* _GOAL_
Leave out every picture. Copy exactly the lines from the one holding "Convert this chart to Observable Plot code." through the one holding "const font = 19;".

═══ DATA FOR THE TASK ═══

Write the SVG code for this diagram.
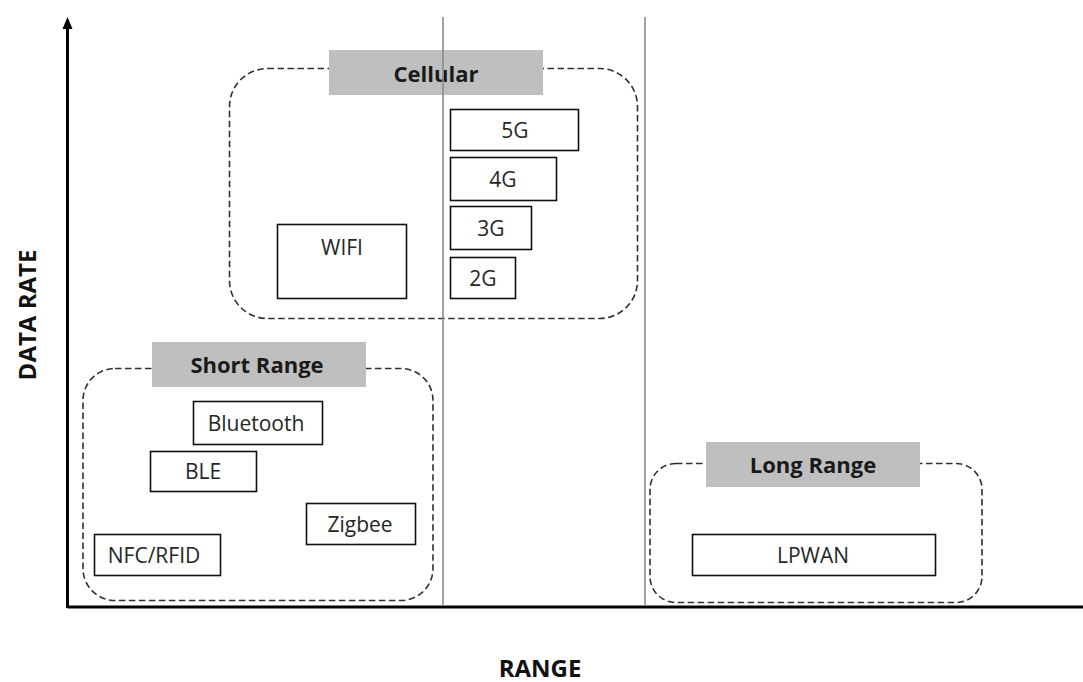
<svg xmlns="http://www.w3.org/2000/svg" width="1083" height="682" viewBox="0 0 1083 682">
  <style>
    .grp { fill: none; stroke: #303030; stroke-width: 1.6; stroke-dasharray: 6.5 3.5; }
    .hdr { fill: #bfbfbf; stroke: none; }
    .hdrt { font-family: "Open Sans", "Liberation Sans", sans-serif; font-weight: bold; font-size: 22px; fill: #1a1a1a; text-anchor: middle; }
    .box { fill: #ffffff; stroke: #111111; stroke-width: 1.6; }
    .lbl { font-family: "Open Sans", "Liberation Sans", sans-serif; font-size: 21px; fill: #262626; text-anchor: middle; }
    .axt { font-family: "Open Sans", "Liberation Sans", sans-serif; font-weight: bold; font-size: 24px; fill: #111111; text-anchor: middle; }
    .grid { stroke: #8c8c8c; stroke-width: 1.6; }
    .axis { stroke: #000000; stroke-width: 3; fill: none; }
  </style>
  <rect width="1083" height="682" fill="#ffffff"/>

  <g id="axes">
    <line class="axis" x1="67.5" y1="607" x2="1083" y2="607"/>
    <line class="axis" x1="67.5" y1="608" x2="67.5" y2="27"/>
    <path d="M62.5,29 L67.5,17 L72.5,29 Z" fill="#000"/>
    <text class="axt" transform="translate(36,315) rotate(-90)">DATA RATE</text>
    <text class="axt" x="540" y="677" font-size="25">RANGE</text>
  </g>

  <g id="group-cellular">
    <rect class="grp" x="229.5" y="68.5" width="408" height="250" rx="38" ry="38"/>
    <rect class="hdr" x="329" y="50" width="214" height="45"/>
    <text class="hdrt" x="436" y="82">Cellular</text>
  </g>
  <g id="group-short">
    <rect class="grp" x="83" y="368.5" width="350" height="232" rx="32" ry="32"/>
    <rect class="hdr" x="152" y="342" width="214" height="45"/>
    <text class="hdrt" x="257" y="373">Short Range</text>
  </g>
  <g id="group-long">
    <rect class="grp" x="650" y="463.5" width="332" height="139" rx="26" ry="26"/>
    <rect class="hdr" x="706" y="442" width="214" height="45"/>
    <text class="hdrt" x="813" y="473">Long Range</text>
  </g>

  <g id="node-wifi"><rect class="box" x="277.5" y="224.5" width="129" height="74"/><text class="lbl" x="342" y="255">WIFI</text></g>
  <g id="node-5g"><rect class="box" x="450.5" y="109.5" width="128" height="41"/><text class="lbl" x="515" y="138">5G</text></g>
  <g id="node-4g"><rect class="box" x="450.5" y="157.5" width="106" height="43"/><text class="lbl" x="503" y="187">4G</text></g>
  <g id="node-3g"><rect class="box" x="450.5" y="206.5" width="81" height="43"/><text class="lbl" x="491" y="236">3G</text></g>
  <g id="node-2g"><rect class="box" x="450.5" y="257.5" width="65" height="41"/><text class="lbl" x="483" y="286">2G</text></g>

  <g id="node-bluetooth"><rect class="box" x="193.5" y="401.5" width="129" height="43"/><text class="lbl" x="256" y="431">Bluetooth</text></g>
  <g id="node-ble"><rect class="box" x="150.5" y="451.5" width="106" height="40"/><text class="lbl" x="203" y="479">BLE</text></g>
  <g id="node-zigbee"><rect class="box" x="306.5" y="503.5" width="109" height="41"/><text class="lbl" x="360" y="532">Zigbee</text></g>
  <g id="node-nfc"><rect class="box" x="94.5" y="534.5" width="126" height="41"/><text class="lbl" x="154" y="563">NFC/RFID</text></g>
  <g id="node-lpwan"><rect class="box" x="692.5" y="534.5" width="243" height="41"/><text class="lbl" x="813" y="563">LPWAN</text></g>

  <g id="connectors">
    <line class="grid" x1="443" y1="17" x2="443" y2="606"/>
    <line class="grid" x1="645" y1="17" x2="645" y2="606"/>
  </g>
</svg>
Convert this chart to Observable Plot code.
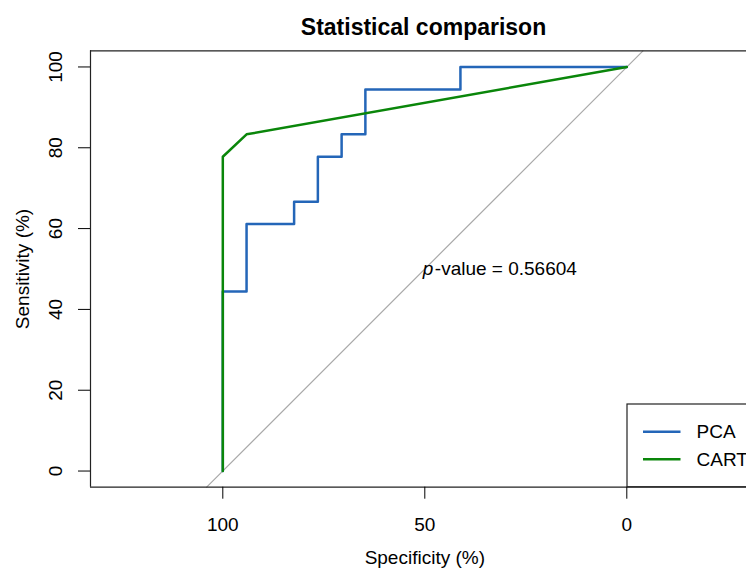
<!DOCTYPE html>
<html><head><meta charset="utf-8">
<script src="https://cdn.jsdelivr.net/npm/d3@7"></script>
<script src="https://cdn.jsdelivr.net/npm/@observablehq/plot@0.6"></script>
<style>
body{margin:0;background:#fff;font-family:"Liberation Sans",Arial,Helvetica,sans-serif;}
#wrap{position:relative;width:746px;height:568px;overflow:hidden;background:#fff;}
#title{position:relative;height:45px;}
#title span{position:absolute;left:423.5px;top:16px;transform:translateX(-50%);font-weight:bold;font-size:23px;line-height:23px;white-space:nowrap;color:#000;}
</style></head><body>
<div id="wrap"><div id="title"><span>Statistical comparison</span></div><div id="chart"></div></div>
<script>
// Series values (specificity %, sensitivity %)
const pcaSpec = [100, 100, 94.12, 94.12, 82.35, 82.35, 76.47, 76.47, 70.59, 70.59, 64.71, 64.71, 41.18, 41.18, 0];
const pcaSens = [0, 44.44, 44.44, 61.11, 61.11, 66.67, 66.67, 77.78, 77.78, 83.33, 83.33, 94.44, 94.44, 100, 100];
const cartSpec = [100, 100, 94.12, 0];
const cartSens = [0, 77.78, 83.33, 100];
const seriesNames = ["PCA", "CART"];
const seriesColors = ["#2466b8", "#0a860a"];
const xTicks = [100, 50, 0];
const yTicks = [0, 20, 40, 60, 80, 100];
const xDomain = [132.75, -29.63];
const yDomain = [-4, 104];
const pText = "p";
const pRest = "-value = 0.56604";

const pca = pcaSpec.map((s, i) => ({spec: s, sens: pcaSens[i]}));
const cart = cartSpec.map((s, i) => ({spec: s, sens: cartSens[i]}));
const diag = yDomain.map(s => ({spec: 100 - s, sens: s}));
const font = 19;

const plot = Plot.plot({
  width: 746, height: 523,
  marginLeft: 90, marginRight: 0, marginTop: 5.3, marginBottom: 81.3,
  style: {fontFamily: '"Liberation Sans", Arial, Helvetica, sans-serif', background: "white", color: "black", overflow: "visible", display: "block"},
  x: {domain: xDomain},
  y: {domain: yDomain},
  marks: [
    Plot.line(diag, {x: "spec", y: "sens", stroke: "#a9a9a9", strokeWidth: 1.2}),
    Plot.line(pca, {x: "spec", y: "sens", stroke: seriesColors[0], strokeWidth: 2.5}),
    Plot.line(cart, {x: "spec", y: "sens", stroke: seriesColors[1], strokeWidth: 2.5}),
    Plot.ruleY(yDomain, {stroke: "#222", strokeWidth: 1.2}),
    Plot.ruleX([xDomain[0]], {stroke: "#222", strokeWidth: 1.2}),
    Plot.axisX({ticks: xTicks, tickSize: 12, tickPadding: 18, fontSize: font, label: null, tickFormat: d => String(d)}),
    Plot.axisY({ticks: yTicks, tickSize: 12, tickFormat: () => "", label: null}),
    Plot.text(yTicks, {y: d => d, text: d => String(d), frameAnchor: "left", dx: -35, rotate: -90, textAnchor: "middle", lineAnchor: "middle", fontSize: font}),
    Plot.text(["Sensitivity (%)"], {y: 50, text: d => d, frameAnchor: "left", dx: -67.5, rotate: -90, textAnchor: "middle", lineAnchor: "middle", fontSize: font}),
    Plot.text(["Specificity (%)"], {x: 50, text: d => d, frameAnchor: "bottom", dy: 71, textAnchor: "middle", lineAnchor: "middle", fontSize: font}),
    Plot.text([pText], {x: 50, y: 50, text: d => d, textAnchor: "start", lineAnchor: "middle", fontSize: font, fontStyle: "italic", dx: -2}),
    Plot.text([pRest], {x: 50, y: 50, text: d => d, textAnchor: "start", lineAnchor: "middle", fontSize: font, dx: 10})
  ]
});

// Legend (bottom-right, inside plot region, partially cut off like the reference)
const svg = d3.select(plot);
const lg = svg.append("g").attr("text-anchor", "start");
lg.append("rect").attr("x", 627).attr("y", 359).attr("width", 140).attr("height", 82.7)
  .attr("fill", "white").attr("stroke", "#222").attr("stroke-width", 1.2);
seriesNames.forEach((name, i) => {
  const yy = 386.7 + i * 27.6;
  lg.append("line").attr("x1", 643).attr("x2", 680.5).attr("y1", yy).attr("y2", yy)
    .attr("stroke", seriesColors[i]).attr("stroke-width", 2.5);
  lg.append("text").attr("x", 696.5).attr("y", yy).attr("dy", "0.35em")
    .attr("text-anchor", "start").attr("font-size", font).attr("fill", "black").text(name);
});
document.getElementById("chart").appendChild(plot);
</script></body></html>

═══

* _ANSWER TO THIS TASK_
Convert this chart to Observable Plot code.
<!DOCTYPE html>
<html><head><meta charset="utf-8">
<script src="https://cdn.jsdelivr.net/npm/d3@7"></script>
<script src="https://cdn.jsdelivr.net/npm/@observablehq/plot@0.6"></script>
<style>
body{margin:0;background:#fff;font-family:"Liberation Sans",Arial,Helvetica,sans-serif;}
#wrap{position:relative;width:746px;height:568px;overflow:hidden;background:#fff;}
#title{position:relative;height:45px;}
#title span{position:absolute;left:423.5px;top:16px;transform:translateX(-50%);font-weight:bold;font-size:23px;line-height:23px;white-space:nowrap;color:#000;}
</style></head><body>
<div id="wrap"><div id="title"><span>Statistical comparison</span></div><div id="chart"></div></div>
<script>
// Series values (specificity %, sensitivity %)
const pcaSpec = [100, 100, 94.12, 94.12, 82.35, 82.35, 76.47, 76.47, 70.59, 70.59, 64.71, 64.71, 41.18, 41.18, 0];
const pcaSens = [0, 44.44, 44.44, 61.11, 61.11, 66.67, 66.67, 77.78, 77.78, 83.33, 83.33, 94.44, 94.44, 100, 100];
const cartSpec = [100, 100, 94.12, 0];
const cartSens = [0, 77.78, 83.33, 100];
const seriesNames = ["PCA", "CART"];
const seriesColors = ["#2466b8", "#0a860a"];
const xTicks = [100, 50, 0];
const yTicks = [0, 20, 40, 60, 80, 100];
const xDomain = [132.75, -29.63];
const yDomain = [-4, 104];
const pText = "p";
const pRest = "-value = 0.56604";

const pca = pcaSpec.map((s, i) => ({spec: s, sens: pcaSens[i]}));
const cart = cartSpec.map((s, i) => ({spec: s, sens: cartSens[i]}));
const diag = yDomain.map(s => ({spec: 100 - s, sens: s}));
const font = 19;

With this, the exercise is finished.